We didn’t know it would come to this, or at least not in our lifetimes. We didn’t expect the challenge to be so gut-wrenchingly REAL! We thought we could just slide by following the RULES as best we could, knowing that if we messed up a little, or maybe even a lot, God would still love us and we would be OK. As “progressive” Christians we believe this. And though it’s true God gives us choice without condemning (the reading from Sirach confirms it) God also does not support the lies we tell ourselves. The goal God has for us is a life filled with wisdom in a beloved community of harmony and peace.
Spiritual maturity advances through rugged times, through negative and positive choices. We learn and grow from these experiences, not just emotionally and psychologically, but spiritually as well. As painful as this time in our history IS, as chaotic and hopeless as it seems, remember this: we are truly in God’s hands and immersed in God’s plan. As Paul reminds us today, this plan was created before time began for US. If we are to believe Jesus, it was created that we might learn to live in a permanent state of LOVE as a people, as the family of God that we are.

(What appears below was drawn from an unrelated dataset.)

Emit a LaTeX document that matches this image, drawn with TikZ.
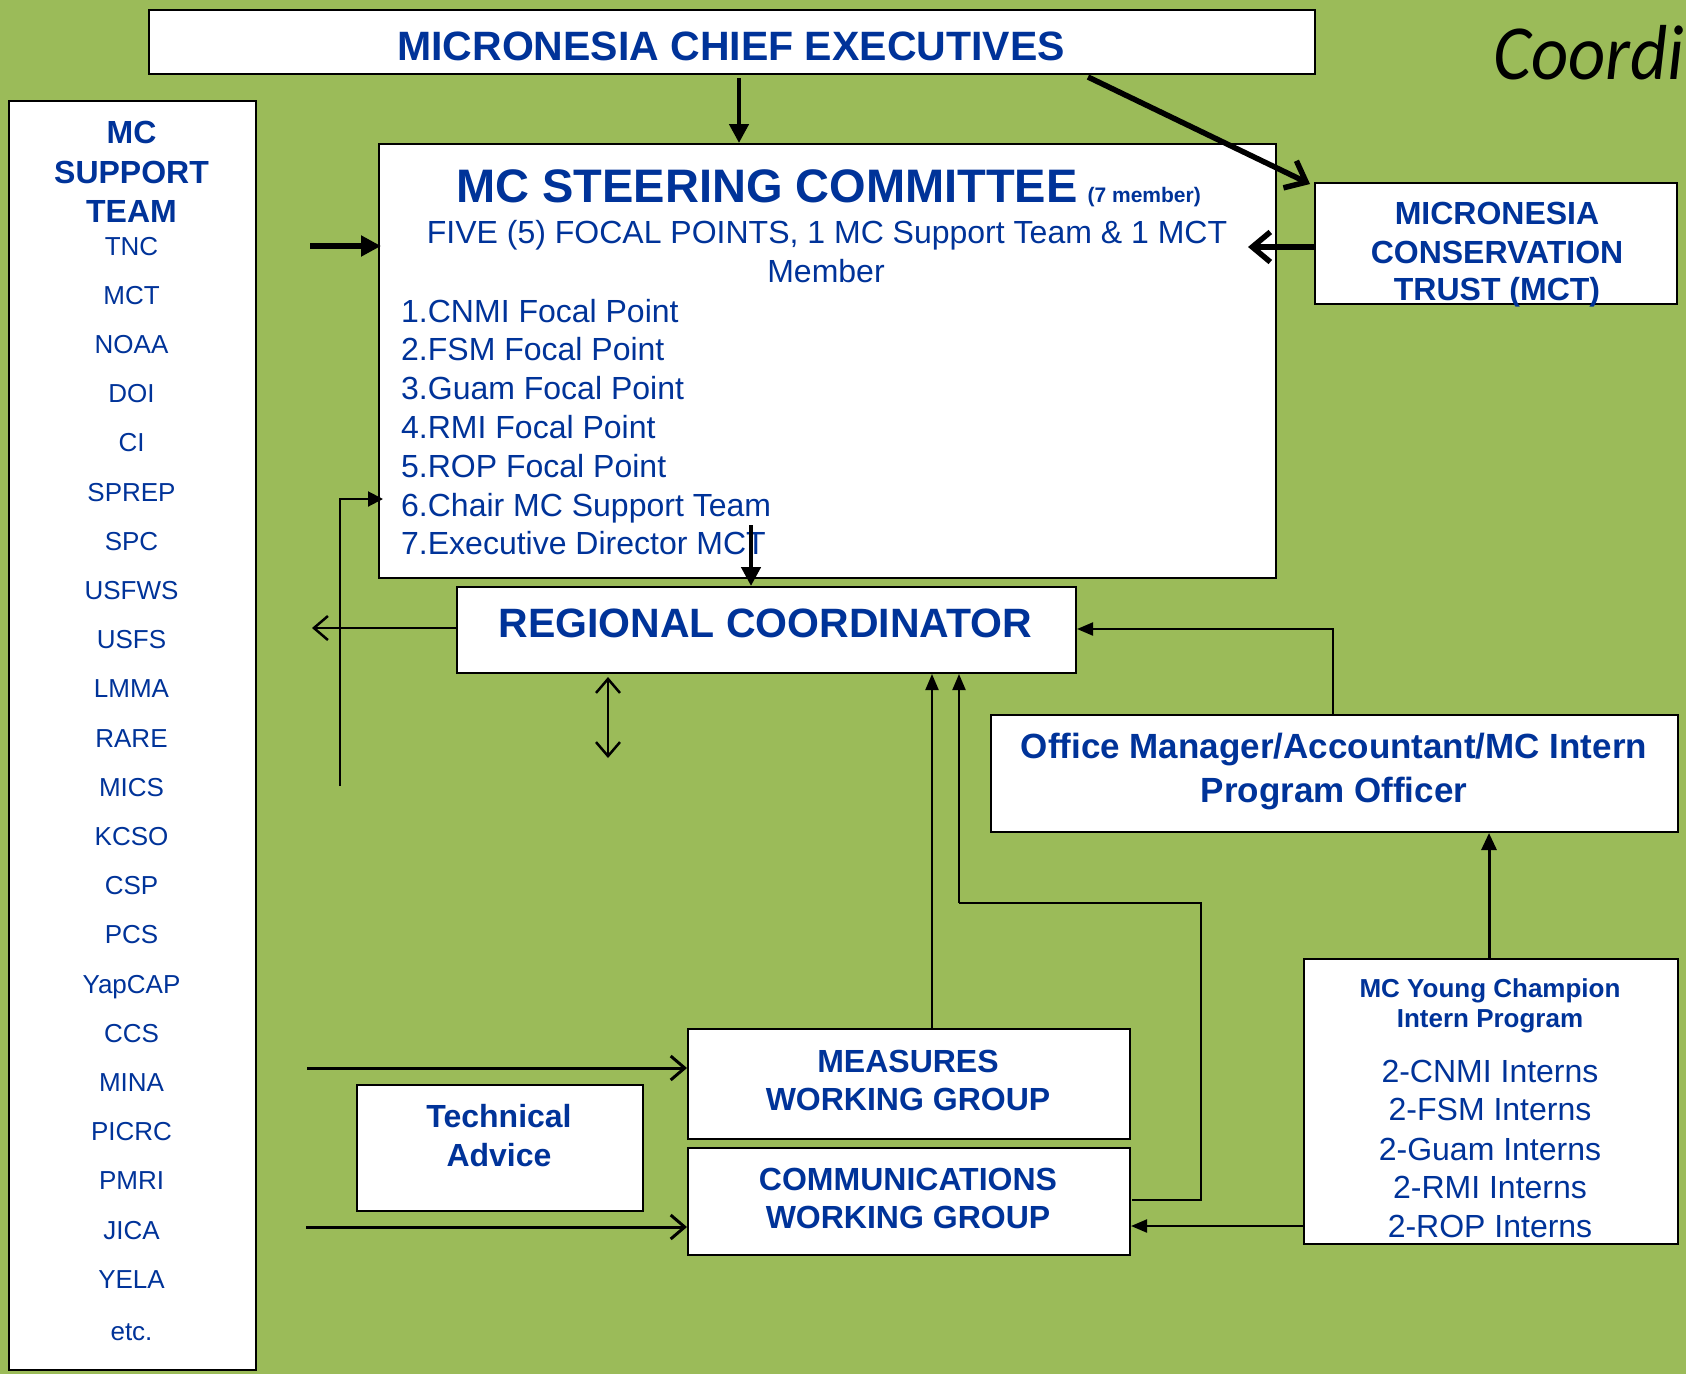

We are well on that road now. This crisis-time is one indication among others that our time has come to learn this lesson at an even deeper level. We are in the throes of birthing a new age. What seems to be a tomb on the horizon is actually the womb of the world whose waters are breaking. Take hold of each others’ hands through these terrible waves of pain. Let’s not make promises but speak and act with courage. “My word will achieve the end I intend,” says God through the prophet Isaiah. I intend your glory, your transformation into Love-Light. You are safe in me. I am your solid, stable Ground. I am Holy Ground.